DATA LISTING:
## Start

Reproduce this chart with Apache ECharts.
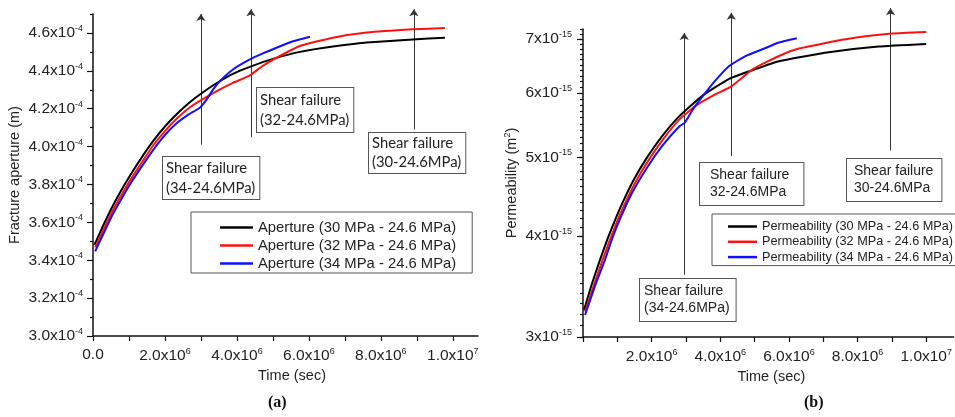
<!DOCTYPE html>
<html lang="en">
<head>
<meta charset="UTF-8">
<title>Aperture and permeability</title>
<script src="https://cdn.jsdelivr.net/npm/echarts@6/dist/echarts.min.js"></script>
<style>
	html, body { margin: 0; padding: 0; background: #fff; }
	#main { width: 955px; height: 417px; }
</style>
</head>
<body>
<div id="main"></div>
<script>
// panel (a): time in 1e6 s, aperture in 1e-4 m
var aperture30 = [[0.04,3.481],[0.28,3.582],[0.53,3.680],[0.78,3.767],[1.03,3.847],[1.35,3.942],[1.67,4.029],[2.0,4.106],[2.33,4.172],[2.65,4.228],[2.97,4.275],[3.42,4.333],[3.89,4.384],[4.36,4.421],[5.0,4.463],[5.75,4.500],[6.67,4.528],[7.61,4.549],[8.89,4.566],[9.78,4.575]];
var aperture32 = [[0.06,3.468],[0.31,3.569],[0.56,3.667],[0.81,3.751],[1.06,3.831],[1.38,3.923],[1.69,4.011],[2.0,4.082],[2.33,4.148],[2.65,4.201],[2.97,4.241],[3.44,4.293],[3.89,4.336],[4.36,4.376],[4.69,4.423],[5.10,4.469],[5.75,4.531],[6.67,4.575],[7.61,4.602],[8.89,4.619],[9.78,4.626]];
var aperture34 = [[0.06,3.447],[0.31,3.548],[0.56,3.646],[0.81,3.730],[1.06,3.810],[1.38,3.902],[1.69,3.987],[2.0,4.061],[2.33,4.124],[2.65,4.169],[2.97,4.205],[3.16,4.249],[3.33,4.299],[3.53,4.346],[3.89,4.407],[4.36,4.460],[4.72,4.492],[5.10,4.522],[5.56,4.556],[6.03,4.580]];

// panel (b): time in 1e6 s, permeability in 1e-15 m2
var perm30 = [[0.03,3.24],[0.26,3.49],[0.49,3.73],[0.72,3.97],[0.96,4.21],[1.19,4.43],[1.48,4.69],[1.83,4.97],[2.29,5.30],[2.81,5.62],[3.51,5.97],[4.26,6.25],[5.0,6.42],[5.71,6.57],[7.16,6.74],[8.61,6.85],[10.0,6.90]];
var perm32 = [[0.06,3.224],[0.29,3.449],[0.52,3.683],[0.75,3.921],[0.99,4.163],[1.22,4.382],[1.51,4.640],[1.86,4.921],[2.32,5.253],[2.81,5.569],[3.30,5.794],[3.80,5.962],[4.31,6.111],[4.94,6.420],[5.71,6.668],[6.29,6.811],[7.65,6.994],[8.99,7.107],[10.0,7.14]];
var perm34 = [[0.06,3.194],[0.35,3.469],[0.64,3.736],[0.84,3.955],[1.07,4.187],[1.42,4.510],[1.86,4.851],[2.32,5.171],[2.81,5.461],[2.96,5.514],[3.22,5.745],[3.49,5.950],[3.86,6.222],[4.26,6.481],[4.72,6.662],[5.23,6.797],[5.71,6.928],[6.23,7.013]];

// shear failure arrows: [time, from, to]
var arrowsA = [[3.0,4.01,4.70],[4.39,4.05,4.725],[8.92,4.09,4.725]];
var arrowsB = [[2.95,3.58,7.12],[4.32,5.02,7.54],[8.96,5.10,7.64]];

var namesA = ['Aperture (30 MPa - 24.6 MPa)', 'Aperture (32 MPa - 24.6 MPa)', 'Aperture (34 MPa - 24.6 MPa)'];
var namesB = ['Permeability (30 MPa - 24.6 MPa)', 'Permeability (32 MPa - 24.6 MPa)', 'Permeability (34 MPa - 24.6 MPa)'];

// tick values
var xTicks = [0,1e6,2e6,3e6,4e6,5e6,6e6,7e6,8e6,9e6,1e7];
var xLabelsA = [0,2e6,4e6,6e6,8e6,1e7];
var xLabelsB = [2e6,4e6,6e6,8e6,1e7];
var yLabelsA = [3.0e-4,3.2e-4,3.4e-4,3.6e-4,3.8e-4,4.0e-4,4.2e-4,4.4e-4,4.6e-4];
var yMinorA = [3.1e-4,3.3e-4,3.5e-4,3.7e-4,3.9e-4,4.1e-4,4.3e-4,4.5e-4,4.7e-4];
var yLabelsB = [3e-15,4e-15,5e-15,6e-15,7e-15];
var yMinorB = [];
for (var i = 30; i <= 72; i++) yMinorB.push(i / 10 * 1e-15);

var colors = ['#000000', '#ff1010', '#1010ff'];
var tickFont = 'Liberation Sans';

function scale(arr, sx, sy) {
	return arr.map(function (p) { return [p[0] * sx, p[1] * sy]; });
}
function arrowData(arr, sy) {
	return arr.map(function (a) { return { coords: [[a[0] * 1e6, a[1] * sy], [a[0] * 1e6, a[2] * sy]] }; });
}
function xFmt(v) {
	if (v === 0) return '0.0';
	var e = Math.floor(Math.log10(v) + 1e-9);
	return (v / Math.pow(10, e)).toFixed(1) + 'x10{s|' + e + '}';
}
var rich = { s: { fontSize: 9, fontFamily: tickFont, color: '#222', padding: [0, 0, 9, 0] } };
var axisLine = { lineStyle: { color: '#111', width: 1.5 } };
var tickStyle = { color: '#111', width: 1.2 };

var chart = echarts.init(document.getElementById('main'));
var series = [];
[aperture30, aperture32, aperture34].forEach(function (d, i) {
	series.push({
		name: namesA[i], type: 'line', xAxisIndex: 0, yAxisIndex: 0,
		data: scale(d, 1e6, 1e-4), symbol: 'none', smooth: 0.15,
		lineStyle: { color: colors[i], width: 2 }, itemStyle: { color: colors[i] }, z: 3
	});
});
[perm30, perm32, perm34].forEach(function (d, i) {
	series.push({
		name: namesB[i], type: 'line', xAxisIndex: 1, yAxisIndex: 2,
		data: scale(d, 1e6, 1e-15), symbol: 'none', smooth: 0.15,
		lineStyle: { color: colors[i], width: 2 }, itemStyle: { color: colors[i] }, z: 3
	});
});
series.push({
	type: 'lines', coordinateSystem: 'cartesian2d', xAxisIndex: 0, yAxisIndex: 0, clip: false,
	symbol: ['none', 'arrow'], symbolSize: [0, 7], silent: true,
	lineStyle: { color: '#333', width: 1, opacity: 1 }, data: arrowData(arrowsA, 1e-4), z: 2
});
series.push({
	type: 'lines', coordinateSystem: 'cartesian2d', xAxisIndex: 1, yAxisIndex: 2, clip: false,
	symbol: ['none', 'arrow'], symbolSize: [0, 7], silent: true,
	lineStyle: { color: '#333', width: 1, opacity: 1 }, data: arrowData(arrowsB, 1e-15), z: 2
});

function boxText(left, top, text, font, lh, pad) {
	return {
		type: 'text', left: left, top: top, z: 10,
		style: {
			text: text, font: font, fill: '#222', lineHeight: lh,
			backgroundColor: '#fff', borderColor: '#555', borderWidth: 1, padding: pad
		}
	};
}

var option = {
	animation: false,
	backgroundColor: '#fff',
	grid: [
		{ left: 93, top: 14, width: 385, height: 322 },
		{ left: 583, top: 29, width: 372, height: 308 }
	],
	legend: [
		{
			data: namesA, orient: 'vertical', left: 191, top: 212, icon: 'rect',
			itemWidth: 33, itemHeight: 2.5, itemGap: 3, padding: [8, 16, 2, 29],
			borderColor: '#555', borderWidth: 1, backgroundColor: '#fff',
			textStyle: { fontFamily: tickFont, fontSize: 14.8, color: '#222' }
		},
		{
			data: namesB, orient: 'vertical', left: 712, top: 214, icon: 'rect',
			itemWidth: 29, itemHeight: 2.5, itemGap: 2.3, padding: [6, 4, 2, 16],
			borderColor: '#555', borderWidth: 1, backgroundColor: '#fff',
			textStyle: { fontFamily: tickFont, fontSize: 12.7, color: '#222' }
		}
	],
	xAxis: [
		{
			gridIndex: 0, type: 'value', min: 0, max: 1.07e7,
			axisLine: axisLine, splitLine: { show: false },
			axisTick: { customValues: xTicks, length: 5, lineStyle: tickStyle },
			axisLabel: { customValues: xLabelsA, formatter: xFmt, margin: 11, fontFamily: tickFont, fontSize: 15.5, color: '#222', rich: rich },
			name: 'Time (sec)', nameLocation: 'middle', nameGap: 32,
			nameTextStyle: { fontFamily: tickFont, fontSize: 14.5, color: '#222', padding: [0, 0, 0, 13] }
		},
		{
			gridIndex: 1, type: 'value', min: 0, max: 1.08e7,
			axisLine: axisLine, splitLine: { show: false },
			axisTick: { customValues: xTicks, length: 5, lineStyle: tickStyle },
			axisLabel: { customValues: xLabelsB, formatter: xFmt, margin: 11, fontFamily: tickFont, fontSize: 15.5, color: '#222', rich: rich },
			name: 'Time (sec)', nameLocation: 'middle', nameGap: 30,
			nameTextStyle: { fontFamily: tickFont, fontSize: 14.5, color: '#222', padding: [0, 0, 0, 6] }
		}
	],
	yAxis: [
		{
			gridIndex: 0, type: 'value', position: 'left', min: 3.0e-4, max: 4.7e-4,
			axisLine: axisLine, splitLine: { show: false },
			axisTick: { customValues: yLabelsA, length: 6, lineStyle: tickStyle },
			axisLabel: {
				customValues: yLabelsA, margin: 10, fontFamily: tickFont, fontSize: 15.5, color: '#222', rich: rich,
				formatter: function (v) { return (v * 1e4).toFixed(1) + 'x10{s|-4}'; }
			},
			name: 'Fracture aperture (m)', nameLocation: 'middle', nameGap: 71,
			nameTextStyle: { fontFamily: tickFont, fontSize: 14.5, color: '#222' }
		},
		{
			gridIndex: 0, type: 'value', position: 'left', offset: 0, min: 3.0e-4, max: 4.7e-4,
			axisLine: { show: false }, splitLine: { show: false }, axisLabel: { show: false },
			axisTick: { customValues: yMinorA, length: 3, lineStyle: tickStyle }
		},
		{
			gridIndex: 1, type: 'log', logBase: 10, position: 'left', min: 3e-15, max: 7.2e-15,
			axisLine: axisLine, splitLine: { show: false },
			axisTick: { customValues: yLabelsB, length: 6, lineStyle: tickStyle },
			axisLabel: {
				customValues: yLabelsB, margin: 11, fontFamily: tickFont, fontSize: 15.5, color: '#222', rich: rich,
				formatter: function (v) { return Math.round(v * 1e15) + 'x10{s|-15}'; }
			},
			name: 'Permeability (m{s|2})', nameLocation: 'middle', nameGap: 62,
			nameTextStyle: { fontFamily: tickFont, fontSize: 14.5, color: '#222', rich: rich }
		},
		{
			gridIndex: 1, type: 'log', logBase: 10, position: 'left', offset: 0, min: 3e-15, max: 7.2e-15,
			axisLine: { show: false }, splitLine: { show: false }, axisLabel: { show: false },
			axisTick: { customValues: yMinorB, length: 3, lineStyle: tickStyle }
		}
	],
	graphic: [
		boxText(162, 156, 'Shear failure\n(34-24.6MPa)', '14.8px Lato', 20, [1, 4, 1, 3]),
		boxText(256, 87, 'Shear failure\n(32-24.6MPa)', '14.8px Lato', 20, [2, 4, 2, 3]),
		boxText(368, 132, 'Shear failure\n(30-24.6MPa)', '14.8px Lato', 19, [1, 4, 1, 3]),
		boxText(639, 278, 'Shear failure\n(34-24.6MPa)', '14px "Liberation Sans"', 17, [4, 6, 4, 4]),
		boxText(699, 162, 'Shear failure\n32-24.6MPa', '14px "Liberation Sans"', 17, [4, 14, 4, 10]),
		boxText(846, 158, 'Shear failure\n30-24.6MPa', '14px "Liberation Sans"', 17, [4, 8, 4, 7]),
		{ type: 'text', left: 268, top: 395, style: { text: '(a)', font: 'bold 16px "Liberation Serif"', fill: '#111' } },
		{ type: 'text', left: 804, top: 395, style: { text: '(b)', font: 'bold 16px "Liberation Serif"', fill: '#111' } }
	],
	series: series
};

chart.setOption(option);
</script>
</body>
</html>
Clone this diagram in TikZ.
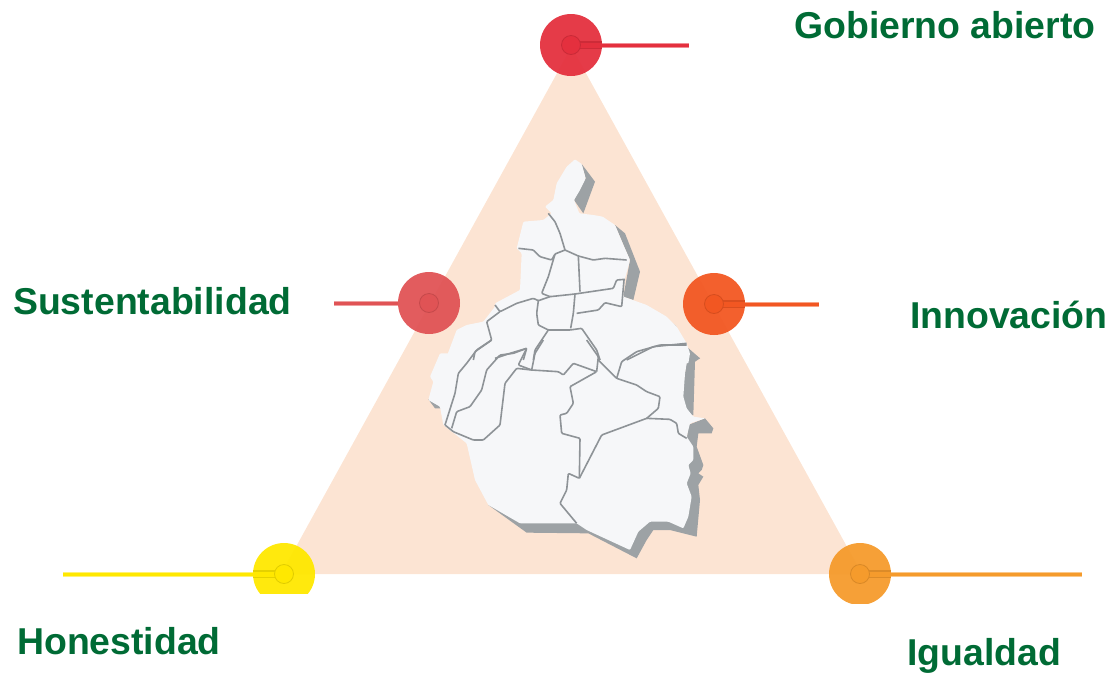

## End

WRITTEN PROBLEM: From the entries above, extract every line where the word "this" appears.

TASK OUTPUT:
Reproduce this chart with Apache ECharts.
Clone this diagram in TikZ.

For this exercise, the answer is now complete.